Indian Institute of Remote Sensing
- Type: Government
- Established: 1966; 60 years ago
- Affiliations: Department of Space
- Chairman: V. Narayanan
- Director: R. P. Singh
- Location: 4-Kalidas Road, Post Box No. 135, Dehradun – 248 001, Uttarakhand (India) 30°20′26.8″N 78°2′38.51″E﻿ / ﻿30.340778°N 78.0440306°E
- Website: www.iirs.gov.in

= Indian Institute of Remote Sensing =

University in Dehradun, India

The Indian Institute of Remote Sensing (IIRS) was established in the year 1966 under the Indian Department of Space at Dehradun, Uttarakhand. The institute was set up for research, higher education and training in the fields of remote sensing, eco-informatics and GPS technology for natural resources, environmental and disaster management.

Formerly known as the Indian Photo-interpretation Institute (IPI), the institute was founded on 21 April 1966, under Survey of India (SOI). It was established with the collaboration of the Government of the Netherlands on the pattern of the Faculty of Geo-Information Science and Earth Observation (ITC) of the University of Twente, formerly known as the International Institute for Aerospace Survey and Earth Sciences. The institute was conceptualized by India's first prime minister, Shri Jawaharlal Nehru, during his visit to the Netherlands in 1957.

==Courses==
The IIRS focuses on education and training in the field of geoinformatics, to include technology and applications of remote sensing, GIS, and GPS.

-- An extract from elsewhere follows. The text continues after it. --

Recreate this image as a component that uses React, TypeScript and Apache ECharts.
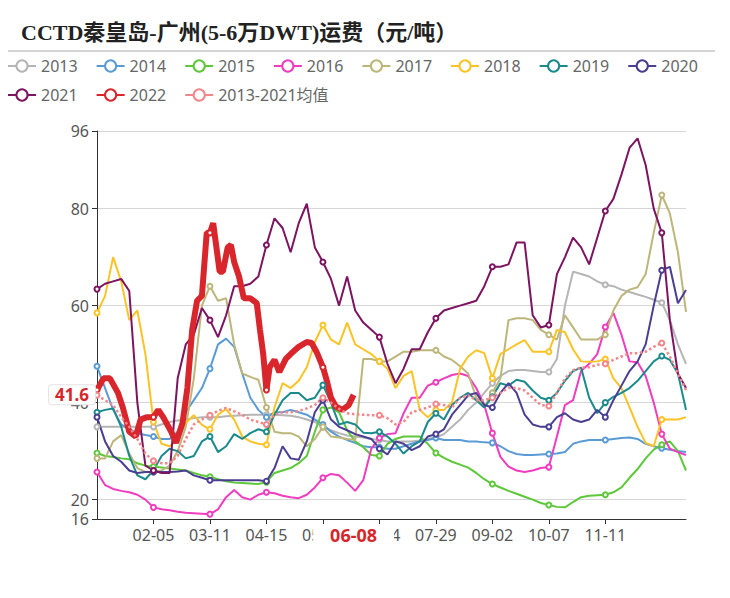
import React, { useEffect, useRef } from 'react';
import * as echarts from 'echarts';

// Category axis: every day of a (leap) year, MM-DD
const monthDays = [31, 29, 31, 30, 31, 30, 31, 31, 30, 31, 30, 31];
const days: string[] = [];
monthDays.forEach((n, m) => {
  for (let d = 1; d <= n; d++) days.push(`${String(m + 1).padStart(2, '0')}-${String(d).padStart(2, '0')}`);
});
// readings were taken every 5 days (01-01, 01-06, ... 12-31)
const sampleDays = days.filter((_, i) => i % 5 === 0);

const v2013 = [
  35, 35, 35, 35, 35, 35, 35, 35, 35.5, 36,
  36.3, 36.5, 36.8, 37, 37, 37, 37.2, 37.3, 37.4, 37.5,
  37.5, 37.5, 37.5, 37.4, 37.3, 37, 36.5, 36, 35, 34.3,
  33.7, 33.2, 33, 32.8, 32.5, 32.3, 32, 32, 32, 32,
  32.2, 32.5, 32.8, 33.5, 35, 36.5, 38.5, 40, 42, 44,
  45.5, 46.5, 46.7, 46.7, 46.5, 46.3, 46.3, 49, 60, 67,
  66.5, 66, 65, 64.3, 64, 63.3, 62.8, 62.3, 61.8, 61.2,
  60.6, 57, 52, 48,
];
const v2014 = [
  47.5, 43, 38.5, 35.5, 34.5, 33.7, 33.3, 33, 32.5, 32.5,
  34, 38, 40.5, 43, 47, 52, 53.2, 51.5, 46, 41,
  38.5, 37, 38, 38, 38.5, 38, 37.5, 36.5, 35.5, 34,
  33, 32.3, 31.7, 31, 30.8, 30.8, 30.5, 30.5, 31, 31.5,
  32, 32.3, 32.7, 32.3, 32.3, 32.3, 32, 32, 31.8, 31.7,
  31, 30, 29.4, 29.2, 29.2, 29.3, 29.4, 29.5, 29.8, 31.5,
  32, 32.3, 32.3, 32.3, 32.5, 32.7, 32.8, 32.5, 31.5, 31,
  30.6, 30.3, 30, 29.8,
];
const v2015 = [
  29.6, 29, 28.8, 28.5, 28.3, 27.5, 27, 26.8, 26.6, 26.4,
  26.2, 26, 25.5, 25, 24.7, 24.2, 23.8, 23.5, 23.4, 23.3,
  23.2, 23.6, 25.5, 26, 26.5, 27.5, 29, 34, 38.5, 39,
  38, 34.3, 32, 30.8, 29.2, 29, 31.5, 32.5, 33, 33,
  33, 31.5, 29.6, 28.6, 27.8, 27.2, 26.6, 25.5, 24.2, 23.2,
  22.5, 21.8, 21.2, 20.6, 20, 19.3, 18.9, 18.5, 18.4, 19.5,
  20.5, 20.8, 20.9, 21, 21.5, 22.5, 24.5, 26.3, 28.5, 30.3,
  31.3, 32, 30, 26,
];
const v2016 = [
  25.7, 23, 22.2, 21.8, 21.5, 21, 20, 18.4, 18, 17.8,
  17.5, 17.3, 17.2, 17.1, 17, 18, 20.5, 22, 20.5, 20,
  21, 21.5, 21.3, 20.8, 20.5, 20.3, 21, 22.5, 24.5, 25.3,
  25, 23.5, 21.8, 24, 30.5, 32.7, 33.5, 33.7, 37.8, 41,
  41, 43.5, 44.2, 45, 45.7, 46, 45.5, 43, 39.5, 33.7,
  28.8, 26.8, 26, 25.7, 26, 26.5, 26.7, 33, 39.5, 40.5,
  46.5, 48, 50, 55.6, 58.5, 54, 48.5, 48.3, 45.5, 40,
  33.5, 30.5, 29.8, 29.2,
];
const v2017 = [
  28.5, 28.5, 32, 33.3, 29.5, 26.5, 25.7, 25.7, 26, 27,
  30, 35, 45, 60, 64, 61, 61.5, 52, 46, 45.3,
  44.7, 39, 34, 33.7, 33.7, 33, 31, 32.5, 35, 33,
  32.8, 32.5, 32.3, 49, 49, 48.5, 48.5, 49.5, 50.5, 50.5,
  50.8, 50.8, 50.8, 49.5, 48.8, 47.5, 46, 41, 39, 42,
  45, 57, 57.4, 57.4, 57, 55, 54, 53, 58, 55.5,
  53, 53, 53, 54, 59, 62, 63.3, 63.8, 66.5, 75,
  82.8, 79, 71, 58.7,
];
const v2018 = [
  58.5, 62, 70, 65, 57, 59, 50, 36, 31.5, 31,
  32.5, 35.8, 37.4, 35.4, 34.5, 37.5, 38.7, 36.5, 33, 32,
  31.5, 31.3, 39, 44, 43, 44.5, 47.3, 52.5, 56, 53,
  52, 56.5, 52, 51, 50, 48.5, 47, 43, 45.5, 46.5,
  38.5, 37, 38.5, 38.5, 40, 47, 49.5, 50.8, 50.2, 45,
  50, 51, 52, 52.9, 50.5, 50.5, 50.5, 55, 54.5, 51,
  48.5, 48.4, 48.5, 49, 45, 43, 39, 35, 31.7, 31,
  36.5, 36.5, 36.5, 37,
];
const v2019 = [
  38, 38.5, 38.8, 35, 29, 25, 24.2, 26, 29, 30.5,
  30, 28.5, 29, 32, 33, 29.8, 31, 33.5, 32.5, 33.7,
  34.5, 34, 37.5, 40.5, 42, 42, 40.5, 41, 43.6, 40,
  35.5, 36, 35.5, 33.8, 33.7, 34, 33, 31.5, 29.5, 31,
  32, 36, 37.8, 36.5, 39.5, 41, 42, 40.5, 39, 41.2,
  44, 43.5, 44.7, 44.3, 42.5, 41, 40.5, 42, 44.5, 46.5,
  47.2, 41, 37.8, 40, 41.2, 42, 43, 44.5, 46.5, 48.5,
  49.6, 48.8, 46, 38.5,
];
const v2020 = [
  37, 32, 29, 27.8, 26, 25.5, 25.7, 25.7, 25.7, 25.7,
  25.8, 26, 25, 24.5, 24, 24, 24, 24, 24, 24,
  24, 23.8, 26.5, 31, 28.5, 28.2, 32, 38, 40.5, 36.5,
  35, 34.3, 33.5, 33, 32.5, 30.5, 29.3, 32, 31.5, 30.2,
  31, 33, 33.5, 34.5, 37.5, 39.5, 41.5, 42, 39.5, 39,
  42, 44, 42, 37.5, 35.5, 35, 35, 37, 37.8, 36.5,
  36, 36.5, 38.5, 37, 40.5, 43.5, 46.5, 48.5, 52, 60,
  67.3, 68, 60.5, 63.2,
];
const v2021 = [
  63.4, 64.5, 65, 65.5, 63, 40, 27, 26, 25.5, 25.5,
  45, 52, 54, 59.5, 57, 53.5, 58, 64, 64, 64.5,
  66, 72.5, 78, 76, 71, 77, 81, 72, 69, 65.5,
  60, 66, 59, 56.5, 55, 53.5, 48, 44, 47, 51,
  51, 54.5, 57.4, 59, 59.5, 60, 60.5, 61, 64, 68,
  68, 68.5, 73, 73, 58, 55.5, 56, 66.5, 70, 74,
  72, 68.5, 74, 79.5, 82, 87, 92.5, 94.5, 89, 80,
  75, 57, 46, 43,
];
const vAvg = [
  41.5, 40.5, 39.5, 37, 35, 32.5, 29.5, 28, 27.5, 27.5,
  29, 32.5, 35.5, 36.5, 37.4, 38.3, 38.9, 38.2, 37.5, 36.5,
  36, 35.5, 37.5, 38, 38, 38.3, 38.8, 39.5, 41, 40,
  38.7, 37.8, 37.6, 37.5, 37.4, 37.4, 36.8, 35.5, 36, 38,
  38.5, 39, 39.7, 39.5, 39, 41, 41.5, 40.5, 40.5, 41,
  42, 43, 43, 42.5, 41, 39.5, 39.3, 42, 45, 46.7,
  47.2, 47.3, 47.8, 48, 48.8, 49.5, 50.2, 50.2, 50.5, 51.5,
  52.3, 49.5, 46, 42.6,
];
const dates2022 = [
  '01-01', '01-05', '01-09', '01-14', '01-17', '01-21', '01-25', '01-28', '02-01', '02-05',
  '02-08', '02-11', '02-16', '02-19', '02-23', '02-26', '02-29', '03-03', '03-06', '03-09',
  '03-11', '03-13', '03-17', '03-19', '03-22', '03-24', '03-26', '03-29', '04-01', '04-05',
  '04-09', '04-11', '04-13', '04-15', '04-17', '04-20', '04-23', '04-27', '04-30', '05-05',
  '05-10', '05-13', '05-16', '05-20', '05-22', '05-25', '05-28', '06-01', '06-05', '06-08',
];
const v2022 = [
  42.6, 45, 45, 42, 39, 34, 33, 36.5, 37, 37,
  38.5, 37, 34, 31.7, 35.8, 43, 55, 61, 62, 75,
  75, 77, 67, 67, 72, 72.5, 69, 66, 61.5, 61.5,
  60.5, 55, 50, 42.6, 47.3, 48.8, 46.3, 49, 50, 51.5,
  52.5, 52.3, 50.5, 47.3, 45, 41, 39.2, 38.5, 39.5, 41.6,
];
const latestDate = '06-08';
const latestValue = 41.6;

const legendRow1 = ['2013', '2014', '2015', '2016', '2017', '2018', '2019', '2020'];
const legendRow2 = ['2021', '2022', '2013-2021均值'];

const seriesDefs = [
  { name: '2013', dates: sampleDays, values: v2013, color: '#b5b5b5', width: 2, dash: 'solid' },
  { name: '2014', dates: sampleDays, values: v2014, color: '#5b9bd5', width: 2, dash: 'solid' },
  { name: '2015', dates: sampleDays, values: v2015, color: '#5dc83a', width: 2, dash: 'solid' },
  { name: '2016', dates: sampleDays, values: v2016, color: '#f03cbf', width: 2, dash: 'solid' },
  { name: '2017', dates: sampleDays, values: v2017, color: '#bdb67a', width: 2, dash: 'solid' },
  { name: '2018', dates: sampleDays, values: v2018, color: '#fbc325', width: 2, dash: 'solid' },
  { name: '2019', dates: sampleDays, values: v2019, color: '#1b8a8c', width: 2, dash: 'solid' },
  { name: '2020', dates: sampleDays, values: v2020, color: '#4a3e92', width: 2, dash: 'solid' },
  { name: '2021', dates: sampleDays, values: v2021, color: '#7d1461', width: 2, dash: 'solid' },
  { name: '2022', dates: dates2022, values: v2022, color: '#d9262c', width: 6, dash: 'solid' },
  { name: '2013-2021均值', dates: sampleDays, values: vAvg, color: '#f2868a', width: 2.5, dash: 'dotted' },
];

const sans = "'Noto Sans', 'Noto Sans CJK SC', sans-serif";

export default function App() {
  const ref = useRef<HTMLDivElement>(null);
  useEffect(() => {
    document.body.style.margin = '0';
    if (!ref.current) return;
    const chart = echarts.init(ref.current, undefined, { renderer: 'svg' });
    const legendCommon = {
      left: 7,
      padding: 0,
      itemWidth: 28,
      itemHeight: 14,
      itemGap: 18,
      textStyle: { fontSize: 16, color: '#666', fontFamily: sans },
      lineStyle: { width: 2, type: 'solid' },
    };
    const option: any = {
      animation: false,
      backgroundColor: '#fff',
      title: {
        text: 'CCTD秦皇岛-广州(5-6万DWT)运费（元/吨）',
        left: 21,
        top: 21,
        padding: 0,
        textStyle: {
          fontFamily: "'Liberation Serif', 'Noto Sans CJK SC', serif",
          fontWeight: 'bold',
          fontSize: 22,
          color: '#222',
        },
      },
      graphic: [
        { type: 'line', shape: { x1: 8, y1: 51, x2: 715, y2: 51 }, style: { stroke: '#aaa', lineWidth: 1 } },
      ],
      legend: [
        { ...legendCommon, top: 58, data: legendRow1 },
        { ...legendCommon, top: 87, data: legendRow2 },
      ],
      grid: { left: 97, right: 44, top: 131, bottom: 79 },
      xAxis: {
        type: 'category',
        data: days,
        boundaryGap: false,
        axisLine: { lineStyle: { color: '#333' } },
        axisTick: { interval: 34, length: 5, lineStyle: { color: '#333' } },
        axisLabel: {
          interval: 34,
          showMinLabel: false,
          showMaxLabel: false,
          fontSize: 16,
          color: '#555',
          fontFamily: sans,
          margin: 8,
        },
        splitLine: { show: false },
        axisPointer: {
          show: true,
          status: 'show',
          value: latestDate,
          triggerTooltip: false,
          type: 'line',
          lineStyle: { opacity: 0 },
          label: {
            show: true,
            color: '#d7262b',
            fontWeight: 'bold',
            fontSize: 18,
            fontFamily: sans,
            backgroundColor: '#fff',
            padding: [2, 17],
            margin: 5,
          },
        },
      },
      yAxis: {
        type: 'value',
        min: 16,
        max: 96,
        axisLine: { show: true, lineStyle: { color: '#333' } },
        axisTick: { show: true, length: 5, lineStyle: { color: '#333' } },
        axisLabel: { fontSize: 16, color: '#555', fontFamily: sans, margin: 8 },
        splitLine: { lineStyle: { color: '#d6d6d6' } },
        axisPointer: {
          show: true,
          status: 'show',
          value: latestValue,
          triggerTooltip: false,
          type: 'line',
          lineStyle: { opacity: 0 },
          label: {
            show: true,
            precision: 1,
            color: '#d7262b',
            fontWeight: 'bold',
            fontSize: 17,
            fontFamily: sans,
            backgroundColor: '#fff',
            borderColor: '#e3e3e3',
            borderWidth: 1,
            padding: [1, 6],
            margin: 2,
          },
        },
      },
      series: seriesDefs.map((s) => ({
        name: s.name,
        type: 'line',
        data: s.dates.map((d, i) => [d, s.values[i]]),
        symbol: 'emptyCircle',
        symbolSize: 5,
        lineStyle: { width: s.width, color: s.color, type: s.dash },
        itemStyle: { color: s.color },
        emphasis: { disabled: true },
      })),
    };
    chart.setOption(option);
    return () => chart.dispose();
  }, []);
  return <div ref={ref} style={{ width: 730, height: 598 }} />;
}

Some are affiliated with Andhra University, located in Visakhapatnam.

===Collaborations===
The IIRS has collaborated with ITC, IHE (International Institute for Infrastructural, Hydraulic and Environmental Engineering), Wageningen University in the Netherlands, ITTO (International Timber Research Organization), UNESCO, WMO (World Meteorological Organization), ADPC (Asian Disaster Preparedness Centre), and NGI (Norwegian Geological Institute).